Dataset excerpt
━━━

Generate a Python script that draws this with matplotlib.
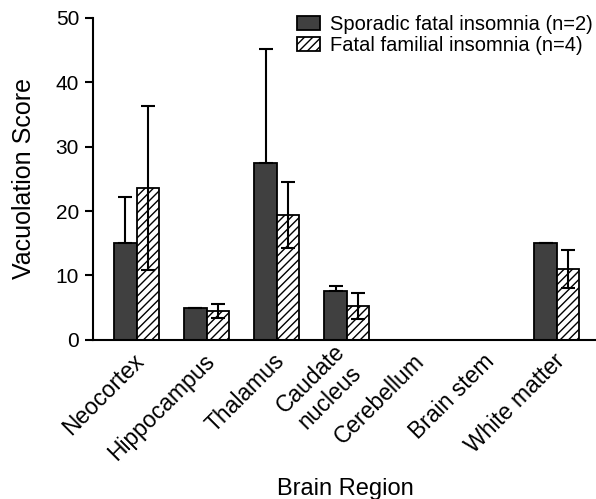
import matplotlib
matplotlib.use("Agg")
import matplotlib.pyplot as plt
import matplotlib.transforms as mtransforms
import numpy as np

plt.rcParams["font.family"] = ["Liberation Sans", "DejaVu Sans"]
plt.rcParams["hatch.linewidth"] = 1.0

regioes = ["Neocortex", "Hippocampus", "Thalamus", "Caudate\nnucleus",
           "Cerebellum", "Brain stem", "White matter"]
esporadica = [15.1, 5.0, 27.5, 7.6, np.nan, np.nan, 15.1]
esporadica_err = [7.1, 0.0, 17.7, 0.8, np.nan, np.nan, 0.0]
familiar = [23.6, 4.5, 19.4, 5.3, np.nan, np.nan, 11.0]
familiar_err = [12.7, 1.1, 5.1, 2.0, np.nan, np.nan, 3.0]

x = np.arange(len(regioes))
w = 0.32

fig = plt.figure(figsize=(5.96, 4.99), dpi=100)
ax = fig.add_axes([0.156, 0.319, 0.844, 0.645])

ax.bar(x - w / 2, esporadica, width=w, color="#404040", edgecolor="black",
       linewidth=1.3, label="Sporadic fatal insomnia (n=2)", zorder=2)
ax.bar(x + w / 2, familiar, width=w, color="white", edgecolor="black",
       linewidth=1.3, hatch="////", label="Fatal familial insomnia (n=4)", zorder=2)
ax.errorbar(x - w / 2, esporadica, yerr=[np.zeros(len(x)), esporadica_err],
            fmt="none", ecolor="black", elinewidth=1.5, capsize=5, capthick=1.5, zorder=3)
ax.errorbar(x + w / 2, familiar, yerr=familiar_err,
            fmt="none", ecolor="black", elinewidth=1.5, capsize=5, capthick=1.5, zorder=3)

ax.set_xlim(-0.624, 6.56)
ax.set_ylim(0, 50)
ax.set_yticks([0, 10, 20, 30, 40, 50])
ax.tick_params(axis="y", labelsize=15, width=1.5, length=6, direction="out", pad=4)
ax.tick_params(axis="x", length=0, labelsize=16.5, pad=0)
ax.set_xticks(x)
ax.set_xticklabels(regioes, rotation=45, ha="right", va="center",
                   rotation_mode="anchor", multialignment="center")
desloc = mtransforms.ScaledTranslation(4 / 100, -18 / 100, fig.dpi_scale_trans)
for lbl in ax.get_xticklabels():
    lbl.set_transform(lbl.get_transform() + desloc)
for s in ("top", "right"):
    ax.spines[s].set_visible(False)
ax.spines["left"].set_linewidth(1.5)
ax.spines["bottom"].set_linewidth(1.5)

ax.set_ylabel("Vacuolation Score", fontsize=18)
ax.yaxis.set_label_coords(-0.113, 0.5)
fig.text(0.579, 0.008, "Brain Region", fontsize=17, ha="center", va="baseline")

ax.legend(loc="upper left", bbox_to_anchor=(297 / 596, 1 - 15 / 499),
          bbox_transform=fig.transFigure, frameon=False, fontsize=14.5,
          handlelength=1.15, handleheight=0.7, handletextpad=0.5, labelspacing=0.1,
          borderpad=0, borderaxespad=0)

fig.savefig("out.png", dpi=100)
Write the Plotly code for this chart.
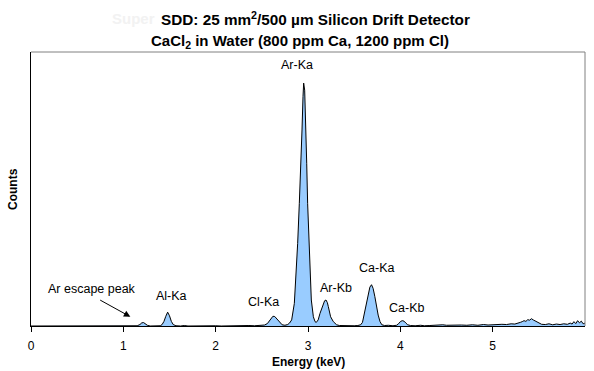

━━━

#### Task details
All of the data above should be quoted exactly, except for the pictures.

#### Correct response
Generate a Python script that draws this with matplotlib.
import matplotlib
matplotlib.use("Agg")
import matplotlib.pyplot as plt
import matplotlib.transforms as mtransforms
import numpy as np

plt.rcParams["font.family"] = ["Liberation Sans", "DejaVu Sans"]
plt.rcParams["hatch.linewidth"] = 1.0

regioes = ["Neocortex", "Hippocampus", "Thalamus", "Caudate\nnucleus",
           "Cerebellum", "Brain stem", "White matter"]
esporadica = [15.1, 5.0, 27.5, 7.6, np.nan, np.nan, 15.1]
esporadica_err = [7.1, 0.0, 17.7, 0.8, np.nan, np.nan, 0.0]
familiar = [23.6, 4.5, 19.4, 5.3, np.nan, np.nan, 11.0]
familiar_err = [12.7, 1.1, 5.1, 2.0, np.nan, np.nan, 3.0]

x = np.arange(len(regioes))
w = 0.32

fig = plt.figure(figsize=(5.96, 4.99), dpi=100)
ax = fig.add_axes([0.156, 0.319, 0.844, 0.645])

ax.bar(x - w / 2, esporadica, width=w, color="#404040", edgecolor="black",
       linewidth=1.3, label="Sporadic fatal insomnia (n=2)", zorder=2)
ax.bar(x + w / 2, familiar, width=w, color="white", edgecolor="black",
       linewidth=1.3, hatch="////", label="Fatal familial insomnia (n=4)", zorder=2)
ax.errorbar(x - w / 2, esporadica, yerr=[np.zeros(len(x)), esporadica_err],
            fmt="none", ecolor="black", elinewidth=1.5, capsize=5, capthick=1.5, zorder=3)
ax.errorbar(x + w / 2, familiar, yerr=familiar_err,
            fmt="none", ecolor="black", elinewidth=1.5, capsize=5, capthick=1.5, zorder=3)

ax.set_xlim(-0.624, 6.56)
ax.set_ylim(0, 50)
ax.set_yticks([0, 10, 20, 30, 40, 50])
ax.tick_params(axis="y", labelsize=15, width=1.5, length=6, direction="out", pad=4)
ax.tick_params(axis="x", length=0, labelsize=16.5, pad=0)
ax.set_xticks(x)
ax.set_xticklabels(regioes, rotation=45, ha="right", va="center",
                   rotation_mode="anchor", multialignment="center")
desloc = mtransforms.ScaledTranslation(4 / 100, -18 / 100, fig.dpi_scale_trans)
for lbl in ax.get_xticklabels():
    lbl.set_transform(lbl.get_transform() + desloc)
for s in ("top", "right"):
    ax.spines[s].set_visible(False)
ax.spines["left"].set_linewidth(1.5)
ax.spines["bottom"].set_linewidth(1.5)

ax.set_ylabel("Vacuolation Score", fontsize=18)
ax.yaxis.set_label_coords(-0.113, 0.5)
fig.text(0.579, 0.008, "Brain Region", fontsize=17, ha="center", va="baseline")

ax.legend(loc="upper left", bbox_to_anchor=(297 / 596, 1 - 15 / 499),
          bbox_transform=fig.transFigure, frameon=False, fontsize=14.5,
          handlelength=1.15, handleheight=0.7, handletextpad=0.5, labelspacing=0.1,
          borderpad=0, borderaxespad=0)

fig.savefig("out.png", dpi=100)
Write the Plotly code for this chart.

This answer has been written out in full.